When Herr Hitler was named Chancellor by President von Hindenburg, the Nazis already had a smoothly functioning propaganda organization. During the previous decade, when their struggle for power was concentrated on the Reich itself, they had been able to pay only limited attention to neighboring states. But, once in control of the German government, the National Socialists immediately started a powerful propaganda offensive to enlist the aid of the Teutonic minorities in building in the heart of the Continent a great empire that would include all European members of the German race. The triumphant swastika would wave over areas remote from the Fatherland.
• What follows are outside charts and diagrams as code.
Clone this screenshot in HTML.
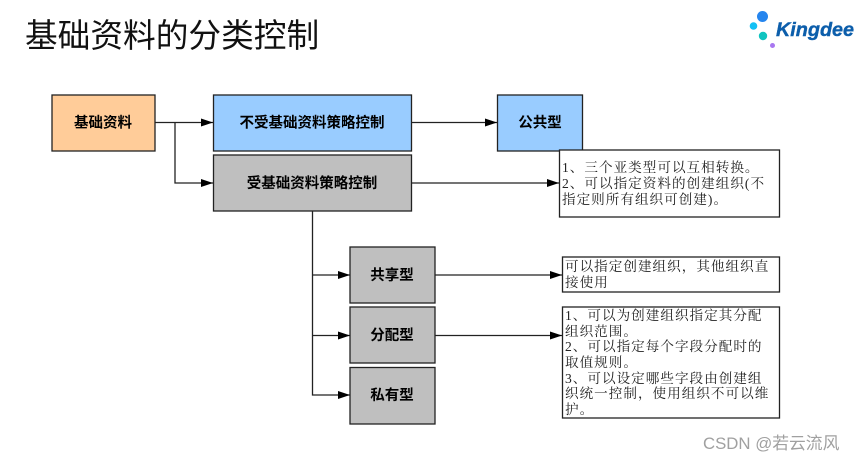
<!DOCTYPE html>
<html lang="zh"><head><meta charset="utf-8">
<style>
html,body{margin:0;padding:0;background:#fff}
body{width:855px;height:461px;overflow:hidden;position:relative}
svg{position:absolute;left:0;top:0}
.s{font-family:"Liberation Sans","Noto Sans CJK SC",sans-serif}
.b{font-family:"Liberation Sans","Noto Sans CJK SC",sans-serif;font-weight:700;font-size:14.5px;text-anchor:middle;fill:#000}
.n{font-family:"Liberation Serif","Noto Serif CJK SC",serif;font-size:13.6px;fill:#222;letter-spacing:1px}
</style></head><body>
<svg width="855" height="461" viewBox="0 0 855 461">
<defs><marker id="a" markerUnits="userSpaceOnUse" markerWidth="12" markerHeight="8" refX="12" refY="4" orient="auto"><path d="M0 0L12 4L0 8Z" fill="#000"/></marker></defs>
<text class="s" x="25" y="47" font-size="32.700" fill="#111">基础资料的分类控制</text>
<circle cx="762.500" cy="16.500" r="5.500" fill="#2585ee"/><circle cx="753.500" cy="26" r="3.800" fill="#12c0f5"/><circle cx="763" cy="36" r="4.200" fill="#10c4c0"/><circle cx="772.500" cy="45.500" r="2.500" fill="#a877f0"/>
<text x="776" y="36" font-family="Liberation Sans,sans-serif" font-size="19.800" font-weight="700" font-style="italic" fill="#0c5eab" stroke="#0c5eab" stroke-width=".4">Kingdee</text>
<g fill="none" stroke="#222" stroke-width="1.300">
<rect x="52" y="95" width="103" height="56" fill="#ffcc99"/>
<rect x="213.500" y="95" width="198" height="56" fill="#99ccff"/>
<rect x="213.500" y="155" width="198" height="56" fill="#bfbfbf"/>
<rect x="497.500" y="95" width="85" height="56" fill="#99ccff"/>
<rect x="559.500" y="150" width="220" height="67" fill="#fff"/>
<rect x="350" y="247" width="85" height="56" fill="#bfbfbf"/>
<rect x="350" y="307" width="85" height="56" fill="#bfbfbf"/>
<rect x="350" y="367.500" width="85" height="56.500" fill="#bfbfbf"/>
<rect x="562.500" y="257" width="217" height="35" fill="#fff"/>
<rect x="562.500" y="307" width="217" height="111" fill="#fff"/>
<path d="M155 122.500H213" marker-end="url(#a)"/>
<path d="M175 122.500V183H213" marker-end="url(#a)"/>
<path d="M411 122.500H497" marker-end="url(#a)"/>
<path d="M411 183H559" marker-end="url(#a)"/>
<path d="M312.500 211V395H350" marker-end="url(#a)"/>
<path d="M312.500 275H350" marker-end="url(#a)"/>
<path d="M312.500 335.500H350" marker-end="url(#a)"/>
<path d="M435 275H562" marker-end="url(#a)"/>
<path d="M435 335.500H562" marker-end="url(#a)"/>
</g>
<text class="b" x="103" y="127.500">基础资料</text>
<text class="b" x="312" y="127.500">不受基础资料策略控制</text>
<text class="b" x="312" y="188">受基础资料策略控制</text>
<text class="b" x="540" y="127.500">公共型</text>
<text class="b" x="392" y="280">共享型</text>
<text class="b" x="392" y="340">分配型</text>
<text class="b" x="392" y="400">私有型</text>
<g class="n">
<text x="562" y="172">1、三个亚类型可以互相转换。</text>
<text x="562" y="188">2、可以指定资料的创建组织(不</text>
<text x="562" y="204">指定则所有组织可创建)。</text>
<text x="565" y="271">可以指定创建组织，其他组织直</text>
<text x="565" y="287">接使用</text>
<text x="565" y="320">1、可以为创建组织指定其分配</text>
<text x="565" y="336">组织范围。</text>
<text x="565" y="351">2、可以指定每个字段分配时的</text>
<text x="565" y="367">取值规则。</text>
<text x="565" y="383">3、可以设定哪些字段由创建组</text>
<text x="565" y="398">织统一控制，使用组织不可以维</text>
<text x="565" y="414">护。</text>
</g>
<text class="s" x="703" y="449" font-size="16.800" fill="#a0a0a0">CSDN @若云流风</text>
</svg>
</body></html>
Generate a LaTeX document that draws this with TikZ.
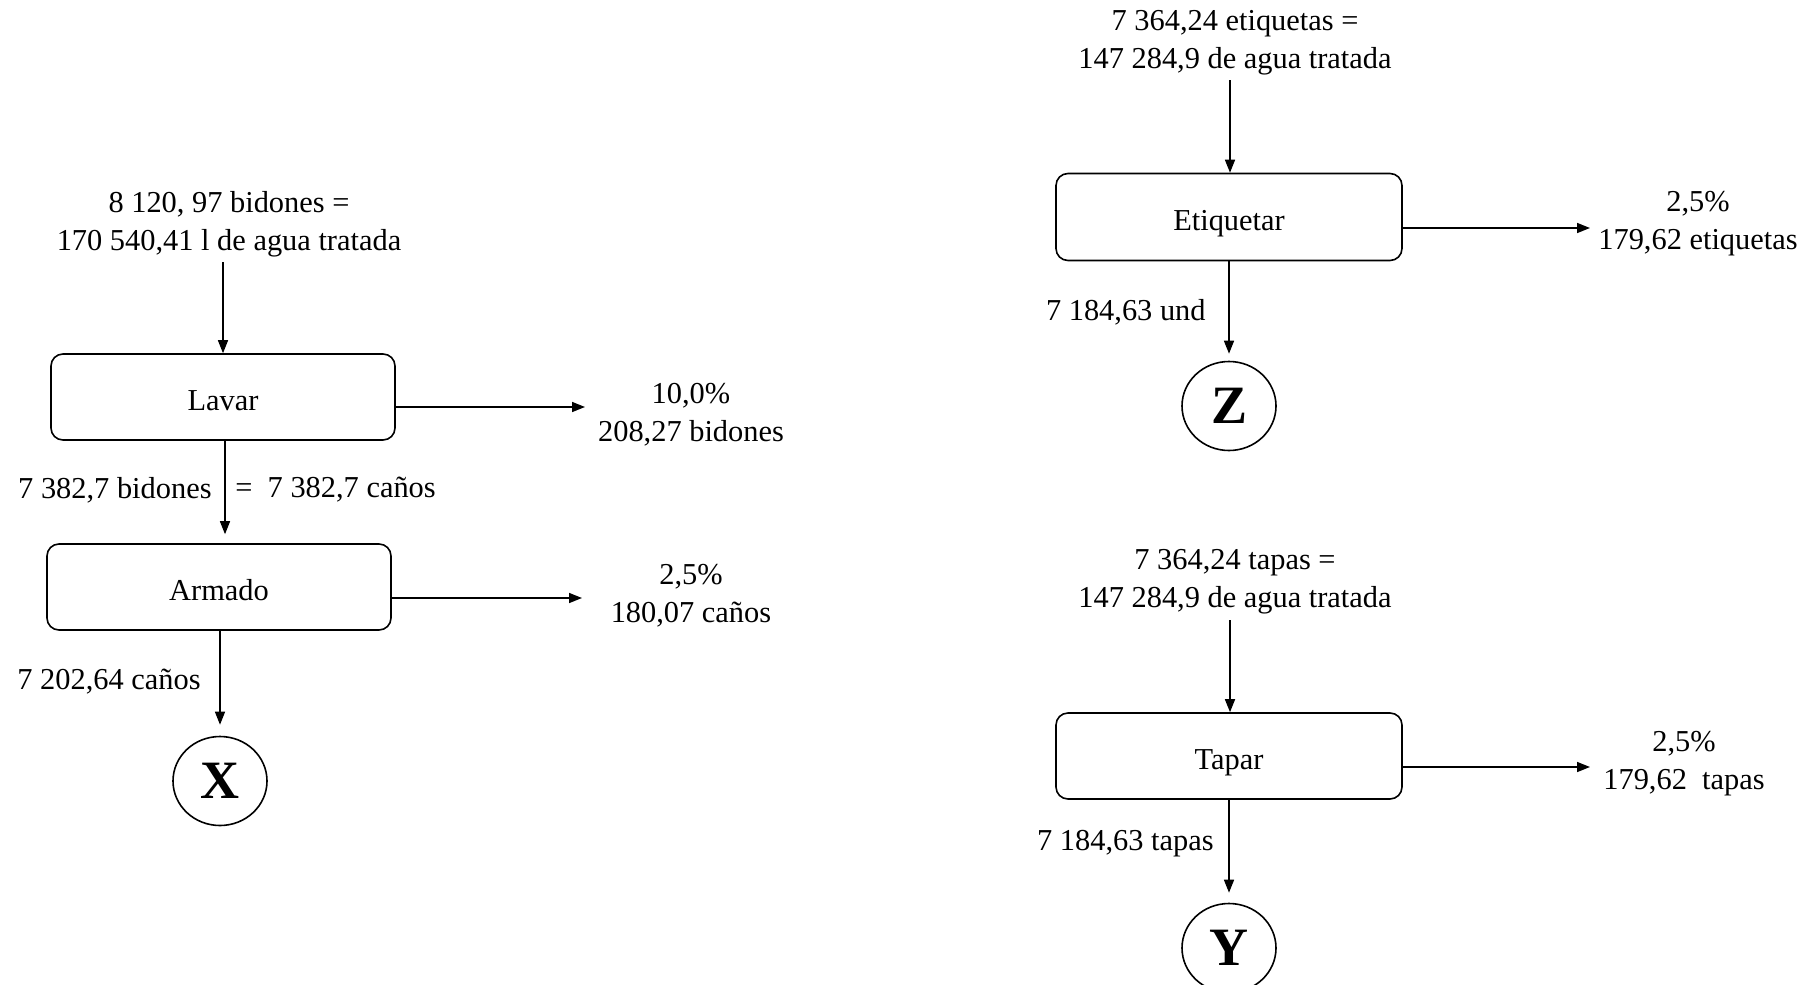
\documentclass[tikz,border=0pt]{standalone}
\usepackage{fontspec}
\setmainfont{Liberation Serif}
\usetikzlibrary{arrows.meta,shapes.geometric,calc}
\begin{document}
\begin{tikzpicture}[x=0.5pt,y=-0.5pt,
  every node/.style={font=\fontsize{15.2pt}{19pt}\selectfont},
  txt/.style={align=center,inner sep=0pt,yshift=-2pt},
  lbl/.style={inner sep=0pt,yshift=-1.5pt},
  procbox/.style={draw,rounded corners=6pt,line width=0.8pt,minimum width=172pt,minimum height=43pt,inner sep=0pt,text height=13pt,text depth=0pt},
  conn/.style={draw,ellipse,line width=0.8pt,minimum width=47pt,minimum height=44.5pt,inner sep=0pt,font=\fontsize{27pt}{30pt}\selectfont\bfseries},
  arr/.style={line width=0.75pt,-{Triangle[length=6.5pt,width=5pt]}}]
\useasboundingbox (0,0) rectangle (1815,985);
\clip (0,0) rectangle (1815,985);

% ---------- left column ----------
\node[txt] (inLavar) at (229,220) {8 120, 97 bidones =\\170 540,41 l de agua tratada};
\node[procbox] (lavar) at (223,397) {Lavar};
\node[txt] (outLavar) at (691,411) {10,0\%\\208,27 bidones};
\node[procbox] (armado) at (219,587) {Armado};
\node[txt] (outArmado) at (691,592) {2,5\%\\180,07 caños};
\node[conn] (X) at (220,781) {X};
\node[lbl,anchor=east] (lb1) at (212,487) {7 382,7 bidones};
\node[lbl,anchor=west] (lb2) at (235,487) {= \ 7 382,7 caños};
\node[lbl,anchor=east] (lb3) at (201,679) {7 202,64 caños};

\coordinate (sLavar) at (223,262);
\coordinate (eLavar) at (585,407);
\coordinate (eArmado) at (582,598);
\draw[arr] (sLavar) -- (sLavar |- lavar.north);
\draw[arr] (lavar.east |- eLavar) -- (eLavar);
\draw[arr,shorten >=4.5pt] ([xshift=1pt]lavar.south) -- ([xshift=1pt]lavar.south |- armado.north);
\draw[arr] (armado.east |- eArmado) -- (eArmado);
\draw[arr,shorten >=5.5pt] (armado.south -| X.north) -- (X.north);

% ---------- right column, top ----------
\node[txt] (inEtiq) at (1235,39) {7 364,24 etiquetas =\\147 284,9 de agua tratada};
\node[procbox,minimum width=173pt,minimum height=43.5pt] (etiq) at (1229,217) {Etiquetar};
\node[txt] (outEtiq) at (1698,220) {2,5\%\\179,62 etiquetas};
\node[conn] (Z) at (1229,406) {Z};
\node[lbl,anchor=east] (lb4) at (1206,309) {7 184,63 und};

\coordinate (sEtiq) at (1230,80);
\coordinate (eEtiq) at (1590,228);
\draw[arr] (sEtiq) -- (sEtiq |- etiq.north);
\draw[arr] (etiq.east |- eEtiq) -- (eEtiq);
\draw[arr,shorten >=3.5pt] (etiq.south -| Z.north) -- (Z.north);

% ---------- right column, bottom ----------
\node[txt] (inTapar) at (1235,578) {7 364,24 tapas =\\147 284,9 de agua tratada};
\node[procbox,minimum width=173pt] (tapar) at (1229,756) {Tapar};
\node[txt] (outTapar) at (1684,760) {2,5\%\\179,62 \ tapas};
\node[conn] (Y) at (1229,948) {Y};
\node[lbl,anchor=east] (lb5) at (1214,841) {7 184,63 tapas};

\coordinate (sTapar) at (1230,620);
\coordinate (eTapar) at (1590,767);
\draw[arr] (sTapar) -- (sTapar |- tapar.north);
\draw[arr] (tapar.east |- eTapar) -- (eTapar);
\draw[arr,shorten >=5pt] (tapar.south -| Y.north) -- (Y.north);
\end{tikzpicture}
\end{document}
A victorious Fascist Internationale extending from Burgos to Tokio would leave Geneva nothing but the late meeting place of a defunct debating society.

Read more, share this story, and find more articles from our archives.


Reader Response

After David French wrote about why he carries a gun, Melissa Kutner in Baltimore writes back:

David French’s article about the mentality of gun owners is meant, I think, to make gun owners seem sympathetic, but instead it encapsulates everything damaging about gun culture. First, fear and paranoia, not hunting or recreation, are the motives for gun ownership here. French is up-front and thinks this fear-motive is a good thing. He offers no acknowledgement that fear and paranoia impair your judgment and are likely biased in various ways (such as racially). I had plenty of contact with guns growing up, and in my experience guns also make people more, not less, jumpy and aggressive. You become more afraid because you are always looking for threats. I’ve seen others (such as a former Marine recently in the The New York Times), say the same.

Read more letters, as well as French’s response, and write to us at letters@theatlantic.com.


Verbs

Curiosity unlocked, conservation consecrated, confidence funded, corporations personified.


Time of Your Life

Happy birthday to Ranman (a year younger than James Bond) and to Connie (twice the age of mass-produced personal computers).

From yesterday, happy birthday to Rena (born around the time that Babe Ruth signed on with the Boston Braves); to Rebecca’s brother Michael (twice the age of MTV); and to Darren’s work wife, Kathy (a year younger than Microsoft).